The results are both entertaining and insightful. We tested out 18 different models across countless games to understand how each AI performs. One of our favorite insights: OpenAI's o3 turned into a master manipulator, lying and backstabbing its way to victory. Meanwhile, Anthropic's Claude 4 Opus refused to betray anyone—even when losing.
It's completely open source, and we'd love your help making it better! Try different model combinations, suggest new features, or just enjoy watching AIs negotiate (and betray) each other.
Huge thanks to Alex Duffy, Tyler Marques, Sam Paech, The TextArena team, Oam Patel, and countless others for leading the build, and the entire team at Every for making this launch possible.
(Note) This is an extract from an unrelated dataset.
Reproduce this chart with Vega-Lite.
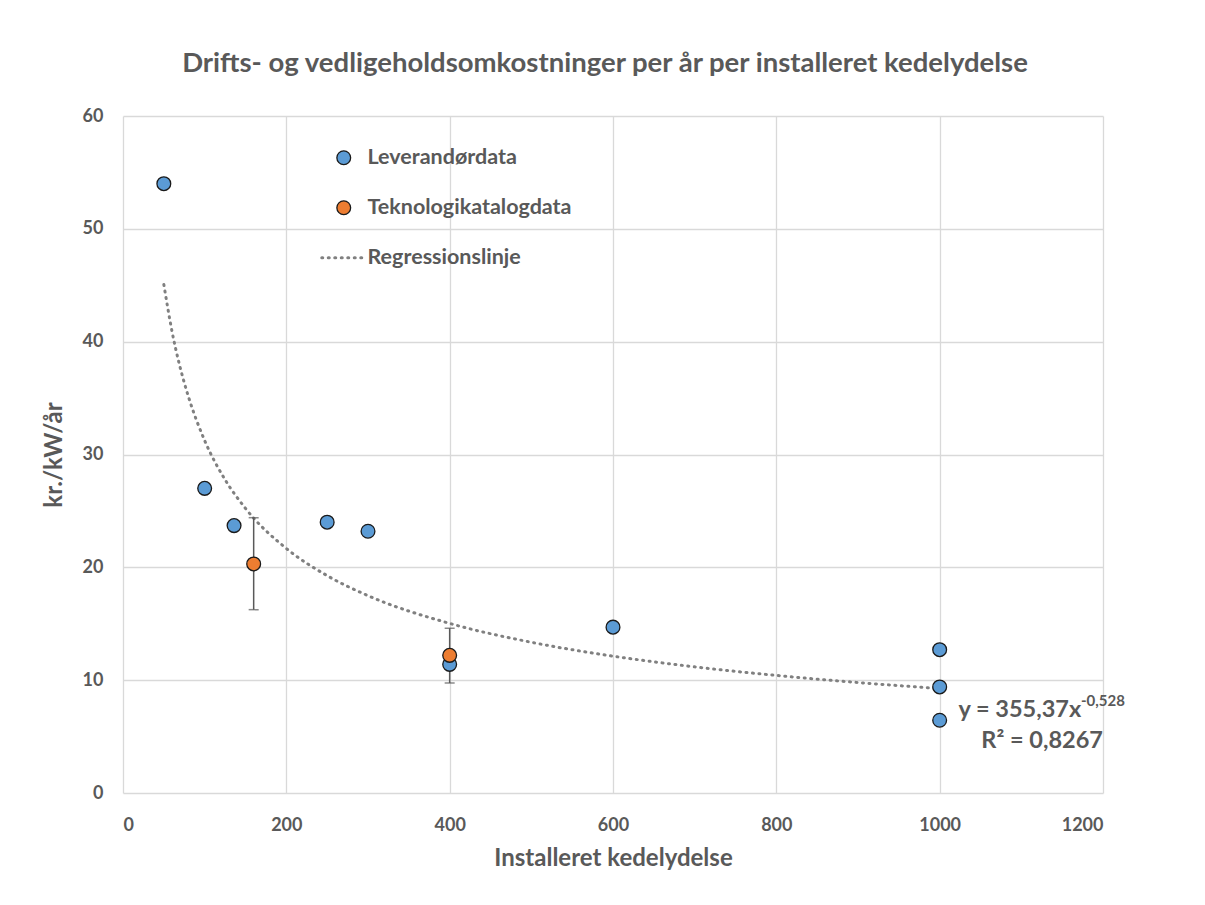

I love this! Diplomacy is my favorite board game. It's ruthless, and the only element of chance is that players won't do what they said they'd do. I think that this would be an incredible benchmark/arena for alignment and reasoning, including reasoning about the actions of other agents.
It also lowers the barrier to playing Diplomacy for humans. I'd love to have AI players with tunable difficulty, especially because I wouldn't have to worry about ruining any IRL relationships. It reminds me of the chess bots on Chess.com that all have different difficulty levels, personalities, and play styles.
This is a really fun and unique approach to understanding AI behavior! The idea of using AI Diplomacy to test models’ strategic thinking, decision-making, and communication skills is brilliant.
Congratulations on the launch of AI Diplomacy! 🎉 It's intriguing to see how different AI models perform in complex interactions like negotiation and strategy. The insights you’ve shared about their varied behaviors are fascinating! Looking forward to exploring how these AIs negotiate and plot! 🚀